The topic of affordable housing has been talked and argued about throughout the years, yet there doesn’t seem to be a direct conclusion about what can be done. In the City of Falls Church, there have been discussions on the future of affordable housing in the area, as well as “barriers” that could affect it overall.
Letty Hardi, the vice mayor of the City of Falls Church, said the future vision of housing in Falls Church not only relies on affordable housing, but also the supply of housing and diverse housing, which she stated “contribute to the affordability issue that we have.” The “future version” the city is looking for, according to Hardi, is being “more plentiful in terms of housing stock,” including the building of a “missing middle housing” and having more “diverse housing types.”
“I think those are kind of what I envision what a successful future state of housing looks like in Falls Church,” Harti said. The subject of possible zoning changes is a “tricky subject,” as Hardi stated zoning is “very personal for people,” and it “determines kind of where what should go where in the city.” Hardi said the only thing “on the table right now” is what they call their “transitional zoning,” which is about 3 percent” of the land in the city which they are “contemplating allowing more housing types to go in these zones” due to them being “underutilized.” There are opportunities to create “missing middle housing types,” and those transitional zones offer the “opportunity” of a “gentle” transition from a single-family neighborhood to a large, commercial district.
Although Hardi said she doesn’t know the number of affordable housing units “off the top of my head,” her sense is Falls Church “doesn’t have enough,” with the reason being that three years ago, “most affordable units we had in the city had an expiration date” of about 15 to 20 years. Hardi said this meant that “we were losing [units] faster than we could build them,” but with the opening of Modera Founders Row — located at the intersection of West Broad and North West Streets in Falls Church — there will be about 27 affordable housing units, which Hardi said is “probably the first influx of affordable housing we’ve had in the city in some time.”

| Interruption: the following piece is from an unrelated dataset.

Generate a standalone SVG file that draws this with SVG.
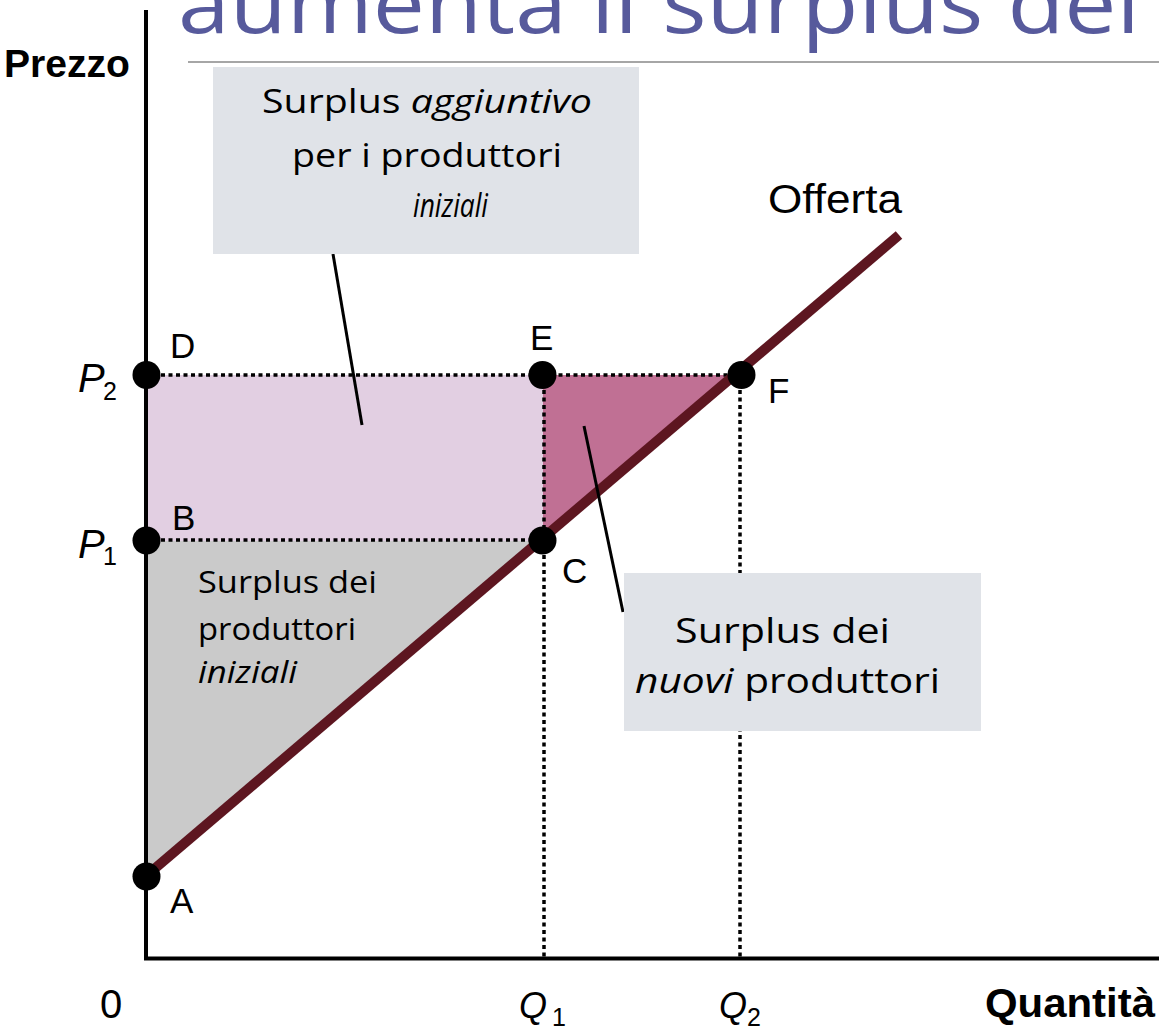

“A kind of good lesson learned is that we don’t want to keep trying to catch up from things that are expiring,” Hardi said. “And so we are negotiating going forward that these units will never expire so they stay affordable in perpetuity.”
As for how cities in the same position as Falls Church can create policies addressing scarcity and affordable housing, policies need to be in three areas: “preserving, expanding and homeownership.”
To “preserve what you got,” Hardi said it’s always “cheaper” and “more effective” for a city “to keep what you’ve got on the books already than trying to build new [housing].” Falls Church has already put money to extend the “affordability covenant” of housing that’s expired, and are looking to preserve “market rate affordable housing.” Market rate affordability is “what naturally occurs in the marketplace,” as Hardi stated Falls Church is currently “losing market rate affordable [housing] really quickly.” She said she and her team are looking at “whether there’s opportunities to give tax incentives or other kinds of motivations for those landlords to keep those market rate affordables and preserve them as affordable housing as long as possible.”
To “expand,” Hardi said the city has “successfully” gone from having 6 percent of units inside new buildings to 10 percent — 12 percent, as Modera Founders Row “committed” to having 12 percent of units in the new building being “permanently affordable.” Hardi said she and her team have won two Amazon grants; one being focused on the rental area. The city is buying the Virginia Village Quads on South Maple Avenue in Falls Church, with the long term “hope” being “acquiring enough of [the buildings]” so the city can redevelop and put more affordable housing and mixed income housing.
For “home ownership,” the current affordable housing to date in Falls Church has been “focused on rentals,” with Hardi stating the goal is to “create more homeownership opportunities.” One of these opportunities is a new homeownership program for first time homeowners, funded by the other Amazon grant the city received. The program will allow the city to “buy a mix of homes, condos, townhomes and small single family homes in Falls Church, rehab them if necessary and then resell them at an affordable price to first time homeowners with an affordability covenant in place that those homes stay affordable forever.” Hardi said there can be “barriers” to achieving affordable housing; with one being “community sentiment and political will.” This can be tough to achieve as Hardi stated although Falls Church wants to be “a community for all,” some members of the community may not be willing to make “trade-offs” to have affordable housing.
However, Hardi said the good news is the “political will and the community support is building,” and recent councils have been “more willing” to put those “trade-offs” on the table to invest in affordable housing in Falls Church.